By Peter Calder
The faces and the silences were long among Prada supporters on the Hauraki Gulf yesterday, but they are quick to remind you that Tuesday is another day.
As the sparkle wore off aboard one of the Italian supporters' craft, syndicate consultant Francesco Cattani, a veteran sailor himself, shrugged.
"Some are disappointed," he said. "Others know that yacht racing is like poker: you don't count your money till the game is over."
Two supporters' craft followed in the grey boat's wake on the course. The crew's families kept their feelings to themselves, enduring their second day of first-day nerves in luxurious isolation on a separate craft.
But aboard the chartered launch L'Affaire, a few dozen enthusiastic Italians kept their optimism up, lunching on pasta and regional cheeses as they waited for the start. The boat bounced in the swell while the passengers pounded the keys of cellphones, text-messaging or calling loved ones with the minutiae of weather and windspeed.
It was the small hours of Sunday in Italy and, the way the contingent here tell it, one in 10 Italians were on the edge of their seats at home.
"Are you kidding?" said one. "Millions are watching even though it's one or two in the morning.
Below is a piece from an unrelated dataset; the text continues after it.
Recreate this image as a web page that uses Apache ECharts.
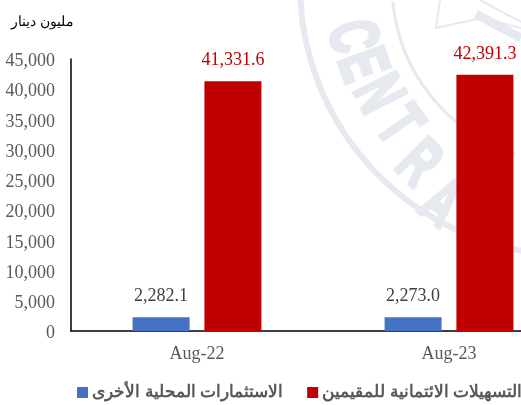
<!DOCTYPE html>
<html><head><meta charset="utf-8">
<style>html,body{margin:0;padding:0;background:#fff}#c{width:521px;height:405px}</style>
<script src="https://cdn.jsdelivr.net/npm/echarts@6/dist/echarts.min.js"></script>
</head><body><div id="c"></div>
<script>
const categories = ['Aug-22', 'Aug-23'];
const otherInvestments = [2282.1, 2273.0];
const residentCredit = [41331.6, 42391.3];
const nameOther = 'الاستثمارات المحلية الأخرى';
const nameCredit = 'التسهيلات الائتمانية للمقيمين';
const unitLabel = 'مليون دينار';
const sealLetters = [['C',350,37,77],['E',360,66,70],['N',376,95,63],['T',397,127,55],['R',417,165,45],['A',440,205,37]];

const sealColor = '#e7e9f0';
const fmt = v => v.toLocaleString('en-US', {minimumFractionDigits:1, maximumFractionDigits:1});
const serif = '"Liberation Serif", serif';
const chart = echarts.init(document.getElementById('c'), null, {renderer:'canvas'});
const sealGraphics = sealLetters.map(([t,x,y,deg]) => ({
  type:'text', z:-10, x, y, rotation:-deg*Math.PI/180, scaleX:0.62, scaleY:1, silent:true,
  style:{text:t, fill:sealColor, stroke:sealColor, lineWidth:4, font:'bold 68px "Liberation Sans"', align:'center', verticalAlign:'middle'}
}));
sealGraphics.push(
  {type:'arc', z:-10, silent:true, shape:{cx:570,cy:-15,r:270,startAngle:Math.PI*0.38,endAngle:Math.PI*1.0}, style:{stroke:sealColor,lineWidth:6,fill:null}},
  {type:'arc', z:-10, silent:true, shape:{cx:570,cy:-15,r:178,startAngle:Math.PI*0.6,endAngle:Math.PI*0.97}, style:{stroke:sealColor,lineWidth:3,fill:null}},
  {type:'polyline', z:-10, silent:true, shape:{points:[[440,0],[436,28],[482,18],[521,28]]}, style:{stroke:sealColor,lineWidth:2,fill:null}},
  {type:'line', z:-10, silent:true, shape:{x1:476,y1:14,x2:521,y2:38}, style:{stroke:sealColor,lineWidth:9}},
  {type:'line', z:-10, silent:true, shape:{x1:480,y1:0,x2:521,y2:22}, style:{stroke:sealColor,lineWidth:2}}
);
chart.setOption({
  animation:false,
  backgroundColor:'#fff',
  title:{text:unitLabel,left:6,top:10,textStyle:{fontFamily:'"Liberation Sans", sans-serif',fontSize:14,fontWeight:'normal',color:'#000'}},
  grid:{left:71,top:59,width:504,height:272,outerBoundsMode:'none',containLabel:false},
  legend:{left:72,top:379,width:700,itemWidth:11,itemHeight:11,itemGap:24,icon:'rect',
    textStyle:{fontFamily:'"Liberation Sans", sans-serif',fontSize:16.5,fontWeight:'bold',color:'#595959',padding:[0,0,0,-1]}},
  xAxis:{type:'category',data:categories,
    axisLine:{lineStyle:{color:'#000',width:1.5}},axisTick:{show:false},
    axisLabel:{fontFamily:serif,fontSize:18,color:'#595959',margin:14}},
  yAxis:{type:'value',min:0,max:45000,interval:5000,splitLine:{show:false},
    axisLine:{show:true,lineStyle:{color:'#000',width:1.5}},axisTick:{show:false},
    axisLabel:{margin:16,formatter:v=>'{a|'+v.toLocaleString('en-US')+'}',
      rich:{a:{fontFamily:serif,fontSize:18,color:'#595959',padding:[5,0,0,0]}}}},
  series:[
    {name:nameOther,type:'bar',data:otherInvestments,barWidth:57,barGap:'26%',itemStyle:{color:'#4472c4'},
     label:{show:true,position:'top',distance:12,fontFamily:serif,fontSize:18,color:'#404040',formatter:p=>fmt(p.value)}},
    {name:nameCredit,type:'bar',data:residentCredit,barWidth:57,itemStyle:{color:'#c00000'},
     label:{show:true,position:'top',distance:12,fontFamily:serif,fontSize:18,color:'#c00000',formatter:p=>fmt(p.value)}}
  ],
  graphic:{elements:sealGraphics}
});
</script></body></html>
People talk about nothing else."
Luna Rossa's sharp start and early confidence prompted a flurry of bravos, but when she rounded the first mark 22 seconds astern of the black boat, the mood quickly became sombre.
The Italian Ambassador, Roberto Palmieri, scowled on the aft deck.
Up forward, Cino Ricci, who skippered Azzurra in the Italian challenge at Newport in 1983, was unequivocal.
"It's a bad day for us," he said, predicting certain defeat before the end of the third leg.
"Russell Coutts can control things very well and it is very fast, the New Zealand boat."
As the probable slowly became the inevitable, most of the watchers hunkered down in the cabin, staring gloomily at the animations on the TV screen.
A hardy handful stood on the foredeck, as if willing a miracle.
Yet as the gun sounded and Black Magic dropped her sail, they were all smiles, gracious in disappointment.
The skipper set a course for port, but Mr Cattani waved him on, taking us close enough to the grey boat to shower the disconsolate crew with more bravos.
"We need to cheer them up," he explained. "We have to go to them and cheer them not just when we win."
As we motored back they offered me high fives, handshakes and embraces as though it was somehow my achievement.
"You sailed well today - but we will get you next time." I tried not to look smug. The ambassador dozed.
On the dockside, the supporters formed five-deep ranks to hail the team home as the strains of Luna Rossa swelled. Klaxons, much of their gas expelled, wheezed bravely and I recalled Mr Ricci's explanation of yachting's popularity in his homeland. "It's not like soccer," he'd told me. "They are crazy for Luna Rossa because there is so much of her on TV. It's not the sailing. They like the idea of something hard to do."
The word he seems to be grasping for is "challenge." He knows, maybe better than anyone, that they've bitten off a big one here.